Two popular examples of emblematic self-expression are the refusal to salute the flag or rise for The Star Spangled Banner. As Americans, we are not obliged to publicly acknowledge the state regalia. Instead, we are free to abstain from traditional displays of national pride and cachet.

When asked what he thought of the right to protest the national anthem, 19-year-old Brookhavenite Reese Reynaud said, “People have the freedom to do that. Do I think it’s right or should be done? No. But to each his own.”

Symbolic speech also includes acts of silent protest, like burning the American flag in objection to a declaration of war or holding an anti-government sign in a public park. Although sometimes incendiary, symbolic speech is well protected under the Constitution, because it affords the public an avenue through which to question the bounds of legislative authority.

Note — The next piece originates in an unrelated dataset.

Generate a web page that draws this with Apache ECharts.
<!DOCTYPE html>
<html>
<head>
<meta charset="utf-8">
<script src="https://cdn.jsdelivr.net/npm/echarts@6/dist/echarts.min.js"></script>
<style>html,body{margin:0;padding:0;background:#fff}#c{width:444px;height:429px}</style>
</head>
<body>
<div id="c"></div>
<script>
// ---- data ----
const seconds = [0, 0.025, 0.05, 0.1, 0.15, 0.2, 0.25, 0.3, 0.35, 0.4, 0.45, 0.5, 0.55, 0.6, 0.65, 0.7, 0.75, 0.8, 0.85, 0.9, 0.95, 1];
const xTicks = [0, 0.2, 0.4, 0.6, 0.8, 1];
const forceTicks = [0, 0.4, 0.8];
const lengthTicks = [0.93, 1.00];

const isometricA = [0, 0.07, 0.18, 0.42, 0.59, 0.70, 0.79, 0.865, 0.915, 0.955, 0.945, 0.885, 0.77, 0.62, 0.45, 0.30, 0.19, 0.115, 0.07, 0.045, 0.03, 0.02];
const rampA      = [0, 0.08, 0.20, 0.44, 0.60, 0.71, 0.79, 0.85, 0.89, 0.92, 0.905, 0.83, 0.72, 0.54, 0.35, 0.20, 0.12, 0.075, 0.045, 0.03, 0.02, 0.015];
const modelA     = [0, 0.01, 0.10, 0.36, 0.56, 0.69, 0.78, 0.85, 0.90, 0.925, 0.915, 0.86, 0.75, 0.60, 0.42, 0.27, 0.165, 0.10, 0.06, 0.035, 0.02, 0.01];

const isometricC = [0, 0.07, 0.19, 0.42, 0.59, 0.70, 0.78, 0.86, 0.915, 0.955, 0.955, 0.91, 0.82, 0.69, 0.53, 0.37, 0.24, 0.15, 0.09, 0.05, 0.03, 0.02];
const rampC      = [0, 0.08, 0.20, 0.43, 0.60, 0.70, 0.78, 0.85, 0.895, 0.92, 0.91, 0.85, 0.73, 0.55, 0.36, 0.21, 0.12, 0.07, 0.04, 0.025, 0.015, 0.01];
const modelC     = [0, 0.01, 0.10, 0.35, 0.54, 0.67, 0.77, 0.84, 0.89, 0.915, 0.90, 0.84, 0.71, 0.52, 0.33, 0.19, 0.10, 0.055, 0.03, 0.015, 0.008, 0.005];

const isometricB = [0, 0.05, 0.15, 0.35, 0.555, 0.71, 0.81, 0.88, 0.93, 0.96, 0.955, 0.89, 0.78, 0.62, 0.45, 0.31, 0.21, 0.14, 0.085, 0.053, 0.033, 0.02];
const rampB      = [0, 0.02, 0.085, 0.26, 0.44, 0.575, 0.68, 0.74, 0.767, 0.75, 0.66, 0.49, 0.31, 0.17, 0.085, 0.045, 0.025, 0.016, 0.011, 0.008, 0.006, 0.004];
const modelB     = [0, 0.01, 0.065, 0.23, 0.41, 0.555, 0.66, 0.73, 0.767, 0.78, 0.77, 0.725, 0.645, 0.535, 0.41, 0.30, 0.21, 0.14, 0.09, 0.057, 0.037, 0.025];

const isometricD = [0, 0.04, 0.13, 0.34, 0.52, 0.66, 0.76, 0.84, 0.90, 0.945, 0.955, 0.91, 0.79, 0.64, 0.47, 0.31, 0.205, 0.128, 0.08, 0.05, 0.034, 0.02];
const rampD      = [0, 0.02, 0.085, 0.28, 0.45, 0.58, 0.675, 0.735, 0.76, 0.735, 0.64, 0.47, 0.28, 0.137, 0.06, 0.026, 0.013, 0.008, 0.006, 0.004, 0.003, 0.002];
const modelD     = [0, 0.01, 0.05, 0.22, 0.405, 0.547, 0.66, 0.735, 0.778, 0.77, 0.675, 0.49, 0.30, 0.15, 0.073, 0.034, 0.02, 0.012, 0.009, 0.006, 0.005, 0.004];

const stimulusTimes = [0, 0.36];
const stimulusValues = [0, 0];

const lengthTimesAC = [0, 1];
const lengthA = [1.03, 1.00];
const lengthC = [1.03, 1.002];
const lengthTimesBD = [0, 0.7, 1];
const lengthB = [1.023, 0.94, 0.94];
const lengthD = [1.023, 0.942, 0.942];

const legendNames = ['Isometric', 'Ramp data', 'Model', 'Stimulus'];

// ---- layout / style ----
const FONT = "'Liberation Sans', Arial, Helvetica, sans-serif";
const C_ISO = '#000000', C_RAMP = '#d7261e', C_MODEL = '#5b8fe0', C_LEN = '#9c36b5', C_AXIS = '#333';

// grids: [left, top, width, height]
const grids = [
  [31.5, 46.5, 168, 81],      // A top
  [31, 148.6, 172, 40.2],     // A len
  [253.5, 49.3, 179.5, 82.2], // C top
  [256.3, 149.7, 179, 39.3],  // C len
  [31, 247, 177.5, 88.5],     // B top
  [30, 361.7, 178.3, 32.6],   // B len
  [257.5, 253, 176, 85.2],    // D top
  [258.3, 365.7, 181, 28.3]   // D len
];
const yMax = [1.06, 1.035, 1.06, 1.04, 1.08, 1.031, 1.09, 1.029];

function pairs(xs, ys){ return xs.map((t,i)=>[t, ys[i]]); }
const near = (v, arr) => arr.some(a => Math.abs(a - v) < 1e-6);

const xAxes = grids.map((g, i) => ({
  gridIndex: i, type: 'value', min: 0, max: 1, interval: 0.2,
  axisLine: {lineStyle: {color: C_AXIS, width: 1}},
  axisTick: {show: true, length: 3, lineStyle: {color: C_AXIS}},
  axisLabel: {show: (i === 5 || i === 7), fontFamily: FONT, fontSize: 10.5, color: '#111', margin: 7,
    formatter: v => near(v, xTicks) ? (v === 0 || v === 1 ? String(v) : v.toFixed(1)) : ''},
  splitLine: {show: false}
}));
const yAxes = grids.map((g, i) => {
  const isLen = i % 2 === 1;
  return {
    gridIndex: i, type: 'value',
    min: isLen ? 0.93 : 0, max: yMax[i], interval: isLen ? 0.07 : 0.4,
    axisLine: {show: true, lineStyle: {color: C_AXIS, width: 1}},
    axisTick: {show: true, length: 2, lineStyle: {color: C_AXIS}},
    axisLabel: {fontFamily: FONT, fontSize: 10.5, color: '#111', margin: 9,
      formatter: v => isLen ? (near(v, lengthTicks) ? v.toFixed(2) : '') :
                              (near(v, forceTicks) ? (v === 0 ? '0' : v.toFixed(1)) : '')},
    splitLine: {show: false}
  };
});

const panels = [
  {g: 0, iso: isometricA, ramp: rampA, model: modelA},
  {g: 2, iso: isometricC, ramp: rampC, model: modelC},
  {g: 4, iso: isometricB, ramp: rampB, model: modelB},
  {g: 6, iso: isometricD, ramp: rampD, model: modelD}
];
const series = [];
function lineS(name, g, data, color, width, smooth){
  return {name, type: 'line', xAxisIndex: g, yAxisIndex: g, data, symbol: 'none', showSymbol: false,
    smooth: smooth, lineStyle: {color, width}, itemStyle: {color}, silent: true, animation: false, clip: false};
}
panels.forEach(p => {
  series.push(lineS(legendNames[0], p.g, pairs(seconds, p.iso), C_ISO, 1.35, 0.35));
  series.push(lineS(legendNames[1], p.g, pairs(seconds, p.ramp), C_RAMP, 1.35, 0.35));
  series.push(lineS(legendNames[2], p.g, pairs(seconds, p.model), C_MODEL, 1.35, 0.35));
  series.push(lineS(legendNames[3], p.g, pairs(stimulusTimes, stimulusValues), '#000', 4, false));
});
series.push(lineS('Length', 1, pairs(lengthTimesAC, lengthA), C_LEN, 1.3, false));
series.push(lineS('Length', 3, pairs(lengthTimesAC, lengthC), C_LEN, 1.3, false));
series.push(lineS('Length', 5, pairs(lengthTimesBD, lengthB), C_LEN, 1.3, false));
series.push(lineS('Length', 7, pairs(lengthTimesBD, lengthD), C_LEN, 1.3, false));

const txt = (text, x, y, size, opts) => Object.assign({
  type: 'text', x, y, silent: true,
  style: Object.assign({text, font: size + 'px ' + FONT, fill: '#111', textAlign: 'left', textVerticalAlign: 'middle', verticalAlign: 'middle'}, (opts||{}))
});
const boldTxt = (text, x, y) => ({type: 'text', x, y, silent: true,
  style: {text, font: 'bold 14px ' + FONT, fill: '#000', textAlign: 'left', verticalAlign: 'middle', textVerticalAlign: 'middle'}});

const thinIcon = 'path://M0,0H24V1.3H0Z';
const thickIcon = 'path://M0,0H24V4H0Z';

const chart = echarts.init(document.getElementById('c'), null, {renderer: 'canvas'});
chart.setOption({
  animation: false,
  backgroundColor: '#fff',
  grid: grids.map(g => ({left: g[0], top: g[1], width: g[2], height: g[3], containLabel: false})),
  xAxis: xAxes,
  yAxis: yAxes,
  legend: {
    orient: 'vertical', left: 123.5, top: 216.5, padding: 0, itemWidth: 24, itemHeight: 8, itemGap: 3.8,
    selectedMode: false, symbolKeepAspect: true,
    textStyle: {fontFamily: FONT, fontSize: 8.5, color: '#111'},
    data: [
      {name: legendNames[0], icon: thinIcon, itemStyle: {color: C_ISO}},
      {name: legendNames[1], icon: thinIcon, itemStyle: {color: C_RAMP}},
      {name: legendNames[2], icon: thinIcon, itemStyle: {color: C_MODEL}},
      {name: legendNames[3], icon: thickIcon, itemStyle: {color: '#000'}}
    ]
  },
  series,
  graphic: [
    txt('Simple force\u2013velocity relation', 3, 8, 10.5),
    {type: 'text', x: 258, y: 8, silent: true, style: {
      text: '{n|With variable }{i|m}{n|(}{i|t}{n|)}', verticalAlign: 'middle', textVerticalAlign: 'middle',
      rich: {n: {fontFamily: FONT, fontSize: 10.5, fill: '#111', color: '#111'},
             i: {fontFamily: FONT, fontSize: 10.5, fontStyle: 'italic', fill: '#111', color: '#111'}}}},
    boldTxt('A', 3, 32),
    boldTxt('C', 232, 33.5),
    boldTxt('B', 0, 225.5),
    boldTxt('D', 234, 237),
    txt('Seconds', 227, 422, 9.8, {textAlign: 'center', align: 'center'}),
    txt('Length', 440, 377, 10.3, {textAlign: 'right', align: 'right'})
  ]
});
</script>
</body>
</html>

However, the freedom of speech has its limitations. Generally, words or acts that cause direct or potential physical, emotional or financial harm to an individual or institution are not covered under the First Amendment.

For example, citizens do not have the right to libel, defame or slander one another. Nor does the freedom of speech allow someone to incite actions that could harm others, like shouting ‘fire’ in a crowded room.

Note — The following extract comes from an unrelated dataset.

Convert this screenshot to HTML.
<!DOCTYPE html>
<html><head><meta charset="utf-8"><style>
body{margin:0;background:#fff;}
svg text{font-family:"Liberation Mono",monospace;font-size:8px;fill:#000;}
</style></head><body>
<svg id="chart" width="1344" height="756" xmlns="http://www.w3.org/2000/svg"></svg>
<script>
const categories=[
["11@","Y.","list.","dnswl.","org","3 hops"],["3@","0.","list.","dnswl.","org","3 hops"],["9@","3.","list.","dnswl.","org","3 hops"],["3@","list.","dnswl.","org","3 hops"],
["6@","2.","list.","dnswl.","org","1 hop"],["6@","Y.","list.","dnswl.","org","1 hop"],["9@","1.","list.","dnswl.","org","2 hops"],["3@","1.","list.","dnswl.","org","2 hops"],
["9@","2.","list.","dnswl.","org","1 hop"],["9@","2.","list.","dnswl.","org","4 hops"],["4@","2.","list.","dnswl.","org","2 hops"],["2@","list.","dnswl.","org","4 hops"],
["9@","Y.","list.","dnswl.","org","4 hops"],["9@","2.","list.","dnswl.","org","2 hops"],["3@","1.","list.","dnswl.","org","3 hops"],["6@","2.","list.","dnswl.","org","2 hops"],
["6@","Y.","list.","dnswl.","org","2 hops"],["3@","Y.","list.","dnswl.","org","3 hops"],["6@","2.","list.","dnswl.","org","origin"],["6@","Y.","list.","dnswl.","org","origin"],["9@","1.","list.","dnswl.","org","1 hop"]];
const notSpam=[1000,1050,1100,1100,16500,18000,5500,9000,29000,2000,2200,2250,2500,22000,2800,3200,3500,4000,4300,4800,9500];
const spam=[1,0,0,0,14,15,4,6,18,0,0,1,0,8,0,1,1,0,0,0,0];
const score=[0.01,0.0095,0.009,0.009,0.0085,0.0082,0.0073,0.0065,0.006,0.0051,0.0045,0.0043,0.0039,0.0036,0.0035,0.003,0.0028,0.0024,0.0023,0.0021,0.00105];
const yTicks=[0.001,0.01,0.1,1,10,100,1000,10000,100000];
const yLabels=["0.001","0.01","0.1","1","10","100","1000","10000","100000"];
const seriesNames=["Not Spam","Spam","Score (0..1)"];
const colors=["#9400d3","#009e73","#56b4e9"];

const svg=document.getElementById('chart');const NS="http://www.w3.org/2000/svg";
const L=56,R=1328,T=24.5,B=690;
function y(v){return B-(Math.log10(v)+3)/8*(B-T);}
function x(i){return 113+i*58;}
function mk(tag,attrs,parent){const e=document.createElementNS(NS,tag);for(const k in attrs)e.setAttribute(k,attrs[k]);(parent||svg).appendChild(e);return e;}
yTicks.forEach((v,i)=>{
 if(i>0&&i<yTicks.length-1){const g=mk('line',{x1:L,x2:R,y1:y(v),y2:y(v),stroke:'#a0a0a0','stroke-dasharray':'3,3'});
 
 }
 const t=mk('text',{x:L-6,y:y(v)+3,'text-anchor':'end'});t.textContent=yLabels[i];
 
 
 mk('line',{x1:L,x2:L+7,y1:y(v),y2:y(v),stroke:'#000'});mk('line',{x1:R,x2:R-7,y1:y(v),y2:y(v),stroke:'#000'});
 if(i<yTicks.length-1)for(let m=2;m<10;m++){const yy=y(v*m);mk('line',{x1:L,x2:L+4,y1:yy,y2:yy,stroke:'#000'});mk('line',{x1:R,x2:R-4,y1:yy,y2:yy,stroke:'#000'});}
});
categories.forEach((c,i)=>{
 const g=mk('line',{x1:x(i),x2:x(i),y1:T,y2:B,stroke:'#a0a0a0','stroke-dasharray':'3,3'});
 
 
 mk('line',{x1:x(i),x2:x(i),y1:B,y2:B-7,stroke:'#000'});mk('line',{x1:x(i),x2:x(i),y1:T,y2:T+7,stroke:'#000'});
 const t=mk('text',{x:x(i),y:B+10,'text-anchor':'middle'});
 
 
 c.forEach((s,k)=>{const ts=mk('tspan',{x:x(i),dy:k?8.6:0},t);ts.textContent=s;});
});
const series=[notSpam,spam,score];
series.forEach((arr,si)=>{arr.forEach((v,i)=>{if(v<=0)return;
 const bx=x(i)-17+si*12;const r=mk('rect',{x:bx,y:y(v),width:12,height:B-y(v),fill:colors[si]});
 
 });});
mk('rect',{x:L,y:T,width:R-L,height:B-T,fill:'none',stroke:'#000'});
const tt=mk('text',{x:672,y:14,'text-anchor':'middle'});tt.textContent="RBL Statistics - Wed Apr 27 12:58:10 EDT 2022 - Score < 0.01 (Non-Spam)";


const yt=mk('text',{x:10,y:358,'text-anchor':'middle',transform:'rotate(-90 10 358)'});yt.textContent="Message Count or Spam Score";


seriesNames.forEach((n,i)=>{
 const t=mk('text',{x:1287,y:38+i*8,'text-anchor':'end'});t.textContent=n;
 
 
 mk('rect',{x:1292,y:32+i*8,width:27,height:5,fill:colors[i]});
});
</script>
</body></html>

Based on the 1942 Supreme Court case Chaplinsky vs. New Hampshire, 315 U.S. 568, ‘fighting words’ are also precluded from protection under the First Amendment. The Supreme Court defines ‘fighting words’ as remarks that “by their utterance, inflict injury or tend to incite an immediate breach of peace.”

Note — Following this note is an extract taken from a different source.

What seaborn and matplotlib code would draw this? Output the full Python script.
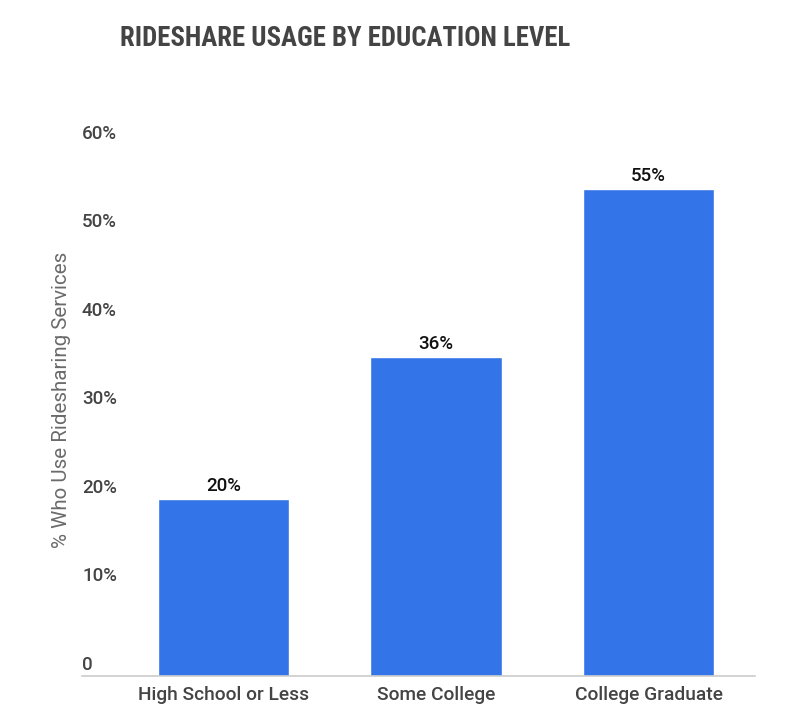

The Brandenburg test is used to determine when the government may prohibit speech advocating the use of force or crime. If the objectionable speech satisfies both elements of the two-part test, then it can be deemed ‘fighting words.’

According to Cornell Law School, the Brandenburg test includes the following criteria:

• The speech is ‘directed to inciting or producing imminent lawless action.’

• The speech is ‘likely to incite or produce such action.’

Therefore, a person does not have the right to tell a torch-wielding mob, “Burn down the courthouse!” Such a provocation would fundamentally spur an act of public violence, thereby failing the Brandenburg test.

Like slander or fighting words, obscenity is also a category of self-expression not covered by the First Amendment, and all 50 states have individual laws controlling inappropriate material.

That being said, licentious materials or depictions — normally speech or physical expressions of an artistic nature — may be restricted in terms of time, place and manner, but are still protected by the First Amendment. For example, a sexually explicit portrait can hang without censure in a public museum, but the same picture would likely be considered inappropriate for public display outside of a museum.

The freedom of self-expression serves many important functions in the political landscape of the United States. It helps everyday people hold their government accountable, it gives individuals the ability to boldly express themselves and it protects the populace from undue, legislative reproach.

When Reynaud considers the freedom of speech, the first thing that comes to his mind is being able to say to somebody ‘God loves you.’

“And there’s nothing they can do about it,” he said.

Free speech has been responsible, in part, for the advancement of many important American social movements, like the early 20-century fight for universal suffrage and the civil rights crusades of the 1950s and ‘60s. And it continues to encourage modern, community reform across the country.

Benjamin Franklin once said, “Whoever would overthrow the liberty of a nation must begin by subduing the freeness of speech.”

As long as Americans continue to cherish their rights and rail against institutions that seek to limit public freedoms, the United States will go on standing as an unyielding bastion of civil liberty.